See this: Intel Unveils New Architectures: Open API, 3D Stacking, More
Eric Brown sums them up tidily in his July blog covering the first funding round.
IDEA — Is based primarily on work by David White at Cadence, which received $24.1 million of IDEA funding. The immediate goal is to create a layout generator that would enable users with even limited electronic design expertise to complete the physical design of electronic hardware such as a single board computer within 24 hours.
Software Defined Hardware (SDH) — SDH aims to develop hardware and software that can be reconfigured in real time based on the kind of data being processed. The goal is to design chips that can reconfigure their workload in a matter of milliseconds. Stephen Keckler at Nvidia is leading the funding at $22.7 million.
Domain-Specific System on Chip (DSSoC) — The DSSoC project is inspired by software defined radio (SDR). The project is working with the GNU Radio Foundation to look at the needs of SDR developers as the starting point for developing an ideal SDR SoC.

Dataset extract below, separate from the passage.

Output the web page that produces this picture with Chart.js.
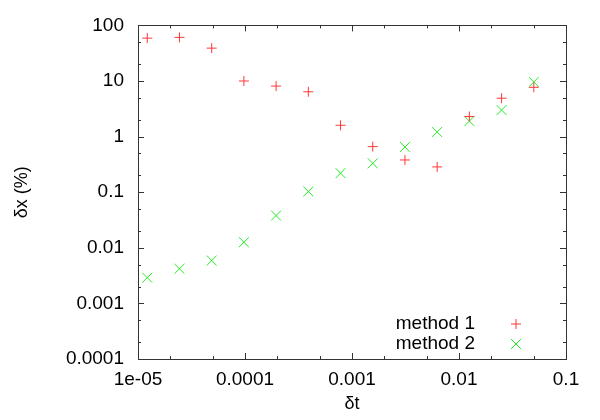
<!DOCTYPE html>
<html>
<head>
<meta charset="utf-8">
<script src="https://cdn.jsdelivr.net/npm/chart.js@4/dist/chart.umd.min.js"></script>
<style>
  html, body { margin: 0; padding: 0; background: #fff; }
  #wrap { width: 600px; height: 420px; }
</style>
</head>
<body>
<div id="wrap"><canvas id="errChart" width="600" height="420"></canvas></div>
<script>
// step sizes (dt)
const dtValues = [1.2207e-5, 2.4414e-5, 4.8828e-5, 9.7656e-5, 1.9531e-4, 3.9063e-4,
  7.8125e-4, 1.5625e-3, 3.125e-3, 6.25e-3, 0.0125, 0.025, 0.05];
// relative error dx (%) for each method
const method1 = [59, 61, 39, 10, 8.1, 6.4, 1.6, 0.66, 0.38, 0.285, 2.3, 4.9, 7.7];
const method2 = [0.0029, 0.0042, 0.0059, 0.0126, 0.038, 0.103, 0.22, 0.33, 0.65, 1.21, 1.9, 3.0, 9.6];
const seriesNames = ["method 1", "method 2"];
// tick labels
const xTickLabels = ["1e-05", "0.0001", "0.001", "0.01", "0.1"];
const yTickLabels = ["0.0001", "0.001", "0.01", "0.1", "1", "10", "100"];

const FONT = "'Liberation Sans', Arial, Helvetica, sans-serif";
const AXIS_COLOR = "#333333";

function toPoints(xs, ys) {
  return xs.map((x, i) => ({ x: x, y: ys[i] }));
}

const xTickVals = xTickLabels.map(Number);
const yTickVals = yTickLabels.map(Number);

// gnuplot style inward ticks on all four sides
const innerTicks = {
  id: "innerTicks",
  afterDraw(chart) {
    const ctx = chart.ctx;
    const a = chart.chartArea;
    const xs = chart.scales.x, ys = chart.scales.y;
    ctx.save();
    ctx.strokeStyle = AXIS_COLOR;
    ctx.lineWidth = 1;
    const drawX = (v, len) => {
      const px = Math.round(xs.getPixelForValue(v)) + 0.5;
      if (px < a.left || px > a.right + 1) return;
      ctx.beginPath();
      ctx.moveTo(px, a.bottom); ctx.lineTo(px, a.bottom - len);
      ctx.moveTo(px, a.top); ctx.lineTo(px, a.top + len);
      ctx.stroke();
    };
    const drawY = (v, len) => {
      const py = Math.round(ys.getPixelForValue(v)) + 0.5;
      if (py < a.top || py > a.bottom + 1) return;
      ctx.beginPath();
      ctx.moveTo(a.left, py); ctx.lineTo(a.left + len, py);
      ctx.moveTo(a.right, py); ctx.lineTo(a.right - len, py);
      ctx.stroke();
    };
    xTickVals.forEach(v => {
      drawX(v, 6);
      drawX(v * 2, 3);
      drawX(v * 5, 3);
    });
    yTickVals.forEach(v => {
      drawY(v, 6);
      drawY(v * 2, 3);
      drawY(v * 5, 3);
    });
    // frame
    ctx.strokeStyle = AXIS_COLOR;
    ctx.strokeRect(Math.round(a.left) + 0.5, Math.round(a.top) + 0.5,
      Math.round(a.right - a.left), Math.round(a.bottom - a.top));
    ctx.restore();
  }
};

// key in the lower right corner, text first then the marker
const keyBox = {
  id: "keyBox",
  afterDraw(chart) {
    const ctx = chart.ctx;
    const a = chart.chartArea;
    ctx.save();
    ctx.font = "19px " + FONT;
    ctx.textAlign = "right";
    ctx.textBaseline = "middle";
    chart.data.datasets.forEach((ds, i) => {
      const y = a.bottom - 35 + i * 20;
      ctx.fillStyle = "#000";
      ctx.fillText(ds.label, a.right - 91, y);
      ctx.strokeStyle = ds.borderColor;
      ctx.fillStyle = ds.borderColor;
      Chart.helpers.drawPoint(ctx, {
        pointStyle: ds.pointStyle,
        radius: ds.pointRadius,
        rotation: 0,
        borderWidth: 1
      }, a.right - 50, y);
    });
    ctx.restore();
  }
};

function createErrorChart() {
  const ctx = document.getElementById("errChart").getContext("2d");
  new Chart(ctx, {
    type: "scatter",
    data: {
      datasets: [
        {
          label: seriesNames[0],
          data: toPoints(dtValues, method1),
          pointStyle: "cross",
          pointRadius: 5,
          pointHoverRadius: 5,
          borderColor: "#ff3838",
          backgroundColor: "#ff3838",
          borderWidth: 1,
          showLine: false
        },
        {
          label: seriesNames[1],
          data: toPoints(dtValues, method2),
          pointStyle: "crossRot",
          pointRadius: 7,
          pointHoverRadius: 7,
          borderColor: "#22ee22",
          backgroundColor: "#22ee22",
          borderWidth: 1,
          showLine: false
        }
      ]
    },
    options: {
      responsive: false,
      animation: false,
      layout: { padding: { top: 24, right: 34, left: 0, bottom: 0 } },
      scales: {
        x: {
          type: "logarithmic",
          min: 1e-5,
          max: 0.1,
          afterBuildTicks: (s) => { s.ticks = xTickVals.map(v => ({ value: v })); },
          afterFit: (s) => { s.height = 61; },
          grid: { display: false, drawTicks: false },
          border: { display: false },
          ticks: {
            color: "#000",
            padding: 9,
            autoSkip: false,
            maxRotation: 0,
            font: { family: FONT, size: 19 },
            callback: (v) => xTickLabels[xTickVals.indexOf(v)]
          },
          title: {
            display: true,
            text: "δt",
            color: "#000",
            padding: { top: 0, bottom: 5 },
            font: { family: FONT, size: 18 }
          }
        },
        y: {
          type: "logarithmic",
          min: 1e-4,
          max: 100,
          afterBuildTicks: (s) => { s.ticks = yTickVals.map(v => ({ value: v })); },
          afterFit: (s) => { s.width = 138; },
          grid: { display: false, drawTicks: false },
          border: { display: false },
          ticks: {
            color: "#000",
            padding: 14,
            autoSkip: false,
            font: { family: FONT, size: 19 },
            callback: (v) => yTickLabels[yTickVals.indexOf(v)]
          },
          title: {
            display: true,
            text: "δx (%)",
            color: "#000",
            padding: { top: 11, bottom: 0 },
            font: { family: FONT, size: 18 }
          }
        }
      },
      plugins: {
        legend: { display: false },
        tooltip: { enabled: false }
      }
    },
    plugins: [innerTicks, keyBox]
  });
}

createErrorChart();
</script>
</body>
</html>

3DSoC — This semiconductor materials and integration project is based largely on MIT research from Max Shulaker, who received $61 million. FRANC is attempting to grow multiple layers of interconnected circuitry atop a CMOS base to prove that a monolithic 3D system using a more affordable 90nm process can compete with CPUs
Foundations Required for Novel Compute (FRANC) — FRANC is looking to improve the performance of NVM memories such as embedded MRAM with a goal of enabling “emerging memory-centric computing architectures to overcome the memory bottleneck presented in current von Neumann computing.”
Such emerging electronic technologies, DARPA notes, would help address not just national security objectives, but offer “strategic surprise”. Wednesday’s meeting will give some ideas quite how surprising that surprise might be.